━━━━━ GIVEN DATA ━━━━━

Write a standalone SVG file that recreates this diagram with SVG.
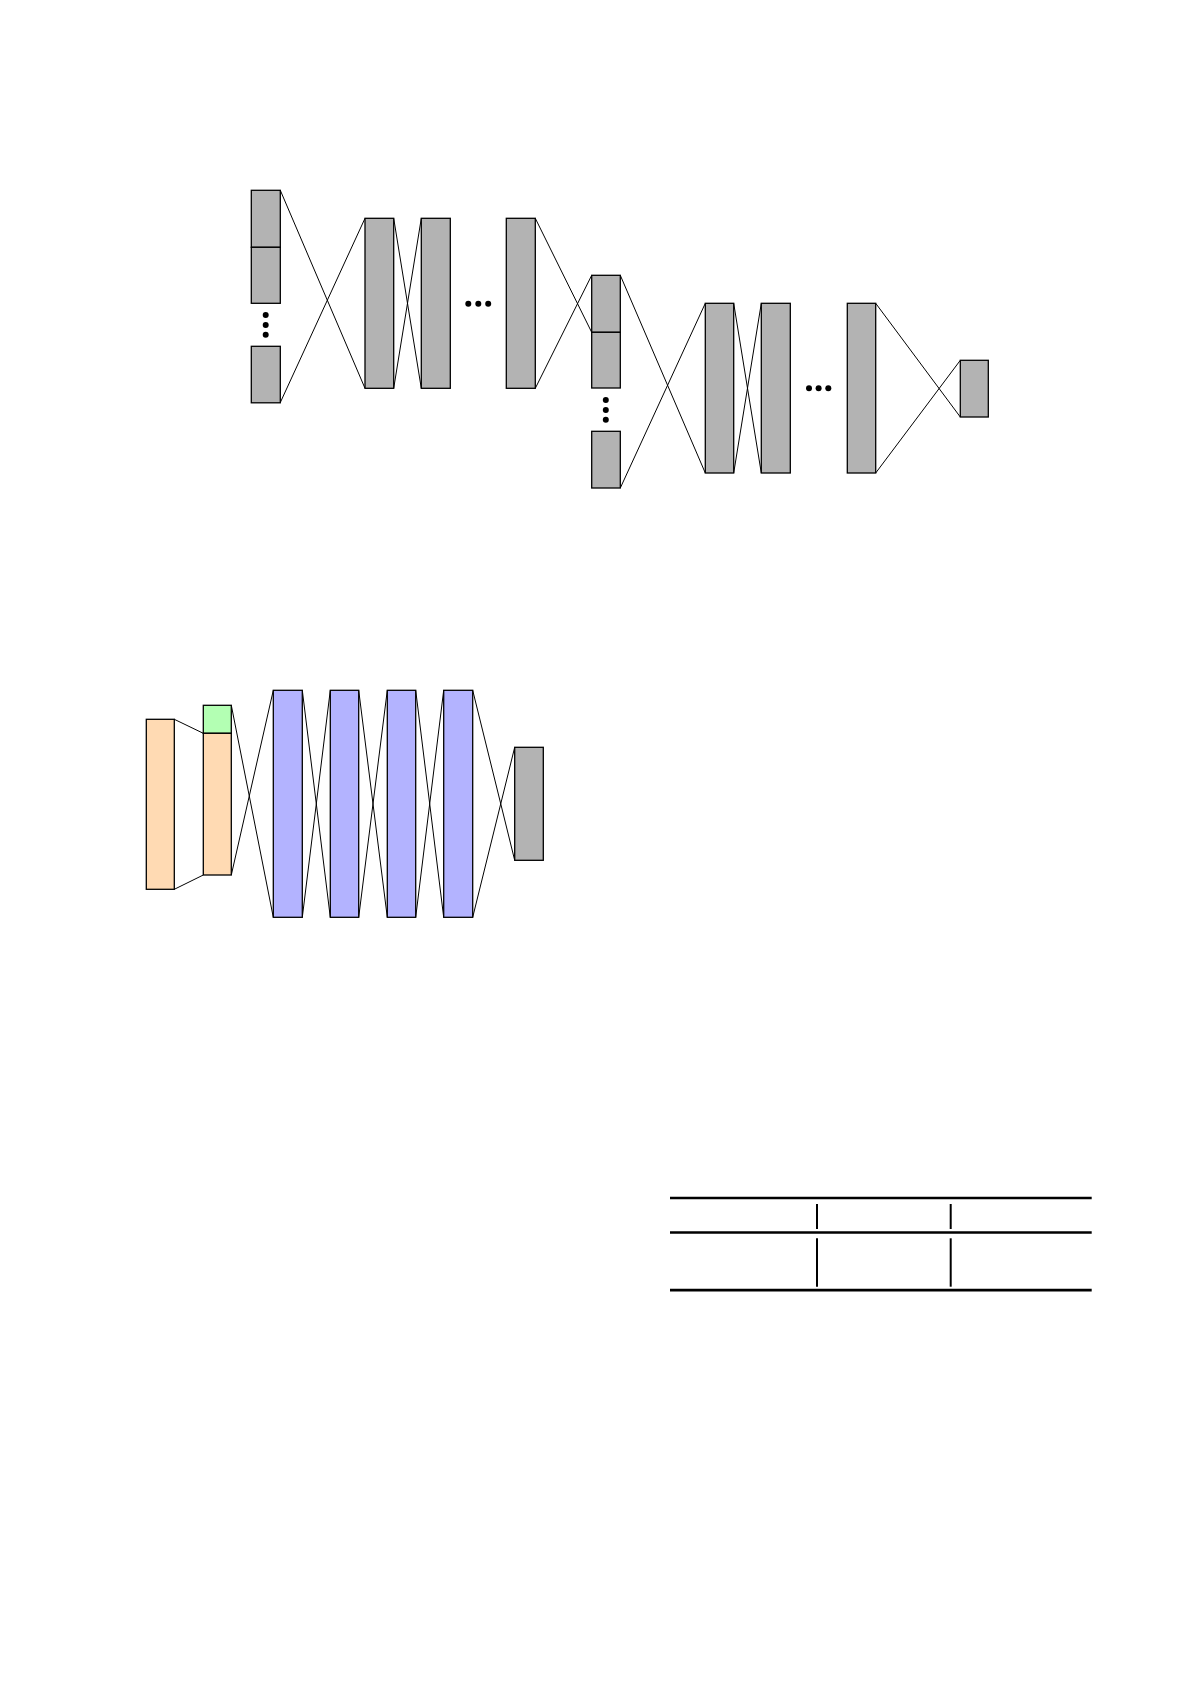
<svg xmlns="http://www.w3.org/2000/svg" width="1191" height="1685" viewBox="0 0 1191 1685">
<style>
.n{stroke:#000;stroke-width:1.3}
.g{fill:#b3b3b3}
.o{fill:#ffdab3}
.gr{fill:#b3ffb3}
.b{fill:#b3b3ff}
#connectors line{stroke:#000;stroke-width:1}
.dot{fill:#000}
.tb{stroke:#000;stroke-width:2.7}
.tv{stroke:#000;stroke-width:2}
</style>
<rect x="0" y="0" width="1191" height="1685" fill="#fff"/>
<g id="connectors">
<line x1="280.3" y1="190.3" x2="365" y2="388.3"/>
<line x1="280.3" y1="402.5" x2="365" y2="218.3"/>
<line x1="393.7" y1="218.3" x2="421.3" y2="388.3"/>
<line x1="393.7" y1="388.3" x2="421.3" y2="218.3"/>
<line x1="535.3" y1="218.3" x2="591.7" y2="332.3"/>
<line x1="535.3" y1="388.3" x2="591.7" y2="275.3"/>
<line x1="620.3" y1="275.3" x2="705.3" y2="473"/>
<line x1="620.3" y1="488" x2="705.3" y2="303.3"/>
<line x1="733.7" y1="303.3" x2="761.3" y2="473"/>
<line x1="733.7" y1="473" x2="761.3" y2="303.3"/>
<line x1="875.7" y1="303.3" x2="960.3" y2="417"/>
<line x1="875.7" y1="473" x2="960.3" y2="360.3"/>
<line x1="174.3" y1="719.3" x2="203.3" y2="733.3"/>
<line x1="174.3" y1="889.3" x2="203.3" y2="875"/>
<line x1="231.3" y1="705.3" x2="273.3" y2="917.3"/>
<line x1="231.3" y1="875" x2="273.3" y2="690.3"/>
<line x1="302.3" y1="690.3" x2="330.3" y2="917.3"/>
<line x1="302.3" y1="917.3" x2="330.3" y2="690.3"/>
<line x1="358.7" y1="690.3" x2="387.3" y2="917.3"/>
<line x1="358.7" y1="917.3" x2="387.3" y2="690.3"/>
<line x1="415.7" y1="690.3" x2="443.7" y2="917.3"/>
<line x1="415.7" y1="917.3" x2="443.7" y2="690.3"/>
<line x1="472.7" y1="690.3" x2="514.7" y2="860.3"/>
<line x1="472.7" y1="917.3" x2="514.7" y2="747.3"/>
</g>
<g id="nodeA1"><rect class="n g" x="251.3" y="190.3" width="29" height="57"/></g>
<g id="nodeA2"><rect class="n g" x="251.3" y="247.3" width="29" height="56"/></g>
<g id="dotsA"><circle class="dot" cx="265.7" cy="315" r="3"/><circle class="dot" cx="265.7" cy="325" r="3"/><circle class="dot" cx="265.7" cy="334.8" r="3"/></g>
<g id="nodeA3"><rect class="n g" x="251.3" y="346.3" width="29" height="56.5"/></g>
<g id="nodeB1"><rect class="n g" x="365" y="218.3" width="28.7" height="170"/></g>
<g id="nodeB2"><rect class="n g" x="421.3" y="218.3" width="29" height="170"/></g>
<g id="dotsB"><circle class="dot" cx="468.3" cy="303.7" r="3"/><circle class="dot" cx="478.3" cy="303.7" r="3"/><circle class="dot" cx="488.2" cy="303.7" r="3"/></g>
<g id="nodeB3"><rect class="n g" x="506.3" y="218.3" width="29" height="170"/></g>
<g id="nodeC1"><rect class="n g" x="591.7" y="275.3" width="28.6" height="57"/></g>
<g id="nodeC2"><rect class="n g" x="591.7" y="332.3" width="28.6" height="55.7"/></g>
<g id="dotsC"><circle class="dot" cx="605.8" cy="400" r="3"/><circle class="dot" cx="605.8" cy="410" r="3"/><circle class="dot" cx="605.8" cy="419.7" r="3"/></g>
<g id="nodeC3"><rect class="n g" x="591.7" y="431.3" width="28.6" height="56.7"/></g>
<g id="nodeD1"><rect class="n g" x="705.3" y="303.3" width="28.4" height="169.7"/></g>
<g id="nodeD2"><rect class="n g" x="761.3" y="303.3" width="29" height="169.7"/></g>
<g id="dotsD"><circle class="dot" cx="809" cy="388.3" r="3"/><circle class="dot" cx="818.6" cy="388.3" r="3"/><circle class="dot" cx="828.3" cy="388.3" r="3"/></g>
<g id="nodeD3"><rect class="n g" x="847.3" y="303.3" width="28.4" height="169.7"/></g>
<g id="nodeE"><rect class="n g" x="960.3" y="360.3" width="28" height="56.7"/></g>
<g id="nodeF1"><rect class="n o" x="146.3" y="719.3" width="28" height="170"/></g>
<g id="nodeF2g"><rect class="n gr" x="203.3" y="705.3" width="28" height="28"/></g>
<g id="nodeF2"><rect class="n o" x="203.3" y="733.3" width="28" height="141.7"/></g>
<g id="nodeG1"><rect class="n b" x="273.3" y="690.3" width="29" height="227"/></g>
<g id="nodeG2"><rect class="n b" x="330.3" y="690.3" width="28.4" height="227"/></g>
<g id="nodeG3"><rect class="n b" x="387.3" y="690.3" width="28.4" height="227"/></g>
<g id="nodeG4"><rect class="n b" x="443.7" y="690.3" width="29" height="227"/></g>
<g id="nodeH"><rect class="n g" x="514.7" y="747.3" width="28.6" height="113"/></g>
<g id="table">
<line class="tb" x1="670" y1="1198" x2="1091.7" y2="1198"/>
<line class="tb" x1="670" y1="1232.5" x2="1091.7" y2="1232.5"/>
<line class="tb" x1="670" y1="1290.2" x2="1091.7" y2="1290.2"/>
<line class="tv" x1="817" y1="1204" x2="817" y2="1229"/>
<line class="tv" x1="817" y1="1238.3" x2="817" y2="1286.7"/>
<line class="tv" x1="950.7" y1="1204" x2="950.7" y2="1229"/>
<line class="tv" x1="950.7" y1="1238.3" x2="950.7" y2="1286.7"/>
</g>
</svg>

━━━━━

Please transcribe the material above exactly as written. Leave the pictures out.

Write a standalone SVG file that recreates this diagram with SVG.
<svg xmlns="http://www.w3.org/2000/svg" width="1191" height="1685" viewBox="0 0 1191 1685">
<style>
.n{stroke:#000;stroke-width:1.3}
.g{fill:#b3b3b3}
.o{fill:#ffdab3}
.gr{fill:#b3ffb3}
.b{fill:#b3b3ff}
#connectors line{stroke:#000;stroke-width:1}
.dot{fill:#000}
.tb{stroke:#000;stroke-width:2.7}
.tv{stroke:#000;stroke-width:2}
</style>
<rect x="0" y="0" width="1191" height="1685" fill="#fff"/>
<g id="connectors">
<line x1="280.3" y1="190.3" x2="365" y2="388.3"/>
<line x1="280.3" y1="402.5" x2="365" y2="218.3"/>
<line x1="393.7" y1="218.3" x2="421.3" y2="388.3"/>
<line x1="393.7" y1="388.3" x2="421.3" y2="218.3"/>
<line x1="535.3" y1="218.3" x2="591.7" y2="332.3"/>
<line x1="535.3" y1="388.3" x2="591.7" y2="275.3"/>
<line x1="620.3" y1="275.3" x2="705.3" y2="473"/>
<line x1="620.3" y1="488" x2="705.3" y2="303.3"/>
<line x1="733.7" y1="303.3" x2="761.3" y2="473"/>
<line x1="733.7" y1="473" x2="761.3" y2="303.3"/>
<line x1="875.7" y1="303.3" x2="960.3" y2="417"/>
<line x1="875.7" y1="473" x2="960.3" y2="360.3"/>
<line x1="174.3" y1="719.3" x2="203.3" y2="733.3"/>
<line x1="174.3" y1="889.3" x2="203.3" y2="875"/>
<line x1="231.3" y1="705.3" x2="273.3" y2="917.3"/>
<line x1="231.3" y1="875" x2="273.3" y2="690.3"/>
<line x1="302.3" y1="690.3" x2="330.3" y2="917.3"/>
<line x1="302.3" y1="917.3" x2="330.3" y2="690.3"/>
<line x1="358.7" y1="690.3" x2="387.3" y2="917.3"/>
<line x1="358.7" y1="917.3" x2="387.3" y2="690.3"/>
<line x1="415.7" y1="690.3" x2="443.7" y2="917.3"/>
<line x1="415.7" y1="917.3" x2="443.7" y2="690.3"/>
<line x1="472.7" y1="690.3" x2="514.7" y2="860.3"/>
<line x1="472.7" y1="917.3" x2="514.7" y2="747.3"/>
</g>
<g id="nodeA1"><rect class="n g" x="251.3" y="190.3" width="29" height="57"/></g>
<g id="nodeA2"><rect class="n g" x="251.3" y="247.3" width="29" height="56"/></g>
<g id="dotsA"><circle class="dot" cx="265.7" cy="315" r="3"/><circle class="dot" cx="265.7" cy="325" r="3"/><circle class="dot" cx="265.7" cy="334.8" r="3"/></g>
<g id="nodeA3"><rect class="n g" x="251.3" y="346.3" width="29" height="56.5"/></g>
<g id="nodeB1"><rect class="n g" x="365" y="218.3" width="28.7" height="170"/></g>
<g id="nodeB2"><rect class="n g" x="421.3" y="218.3" width="29" height="170"/></g>
<g id="dotsB"><circle class="dot" cx="468.3" cy="303.7" r="3"/><circle class="dot" cx="478.3" cy="303.7" r="3"/><circle class="dot" cx="488.2" cy="303.7" r="3"/></g>
<g id="nodeB3"><rect class="n g" x="506.3" y="218.3" width="29" height="170"/></g>
<g id="nodeC1"><rect class="n g" x="591.7" y="275.3" width="28.6" height="57"/></g>
<g id="nodeC2"><rect class="n g" x="591.7" y="332.3" width="28.6" height="55.7"/></g>
<g id="dotsC"><circle class="dot" cx="605.8" cy="400" r="3"/><circle class="dot" cx="605.8" cy="410" r="3"/><circle class="dot" cx="605.8" cy="419.7" r="3"/></g>
<g id="nodeC3"><rect class="n g" x="591.7" y="431.3" width="28.6" height="56.7"/></g>
<g id="nodeD1"><rect class="n g" x="705.3" y="303.3" width="28.4" height="169.7"/></g>
<g id="nodeD2"><rect class="n g" x="761.3" y="303.3" width="29" height="169.7"/></g>
<g id="dotsD"><circle class="dot" cx="809" cy="388.3" r="3"/><circle class="dot" cx="818.6" cy="388.3" r="3"/><circle class="dot" cx="828.3" cy="388.3" r="3"/></g>
<g id="nodeD3"><rect class="n g" x="847.3" y="303.3" width="28.4" height="169.7"/></g>
<g id="nodeE"><rect class="n g" x="960.3" y="360.3" width="28" height="56.7"/></g>
<g id="nodeF1"><rect class="n o" x="146.3" y="719.3" width="28" height="170"/></g>
<g id="nodeF2g"><rect class="n gr" x="203.3" y="705.3" width="28" height="28"/></g>
<g id="nodeF2"><rect class="n o" x="203.3" y="733.3" width="28" height="141.7"/></g>
<g id="nodeG1"><rect class="n b" x="273.3" y="690.3" width="29" height="227"/></g>
<g id="nodeG2"><rect class="n b" x="330.3" y="690.3" width="28.4" height="227"/></g>
<g id="nodeG3"><rect class="n b" x="387.3" y="690.3" width="28.4" height="227"/></g>
<g id="nodeG4"><rect class="n b" x="443.7" y="690.3" width="29" height="227"/></g>
<g id="nodeH"><rect class="n g" x="514.7" y="747.3" width="28.6" height="113"/></g>
<g id="table">
<line class="tb" x1="670" y1="1198" x2="1091.7" y2="1198"/>
<line class="tb" x1="670" y1="1232.5" x2="1091.7" y2="1232.5"/>
<line class="tb" x1="670" y1="1290.2" x2="1091.7" y2="1290.2"/>
<line class="tv" x1="817" y1="1204" x2="817" y2="1229"/>
<line class="tv" x1="817" y1="1238.3" x2="817" y2="1286.7"/>
<line class="tv" x1="950.7" y1="1204" x2="950.7" y2="1229"/>
<line class="tv" x1="950.7" y1="1238.3" x2="950.7" y2="1286.7"/>
</g>
</svg>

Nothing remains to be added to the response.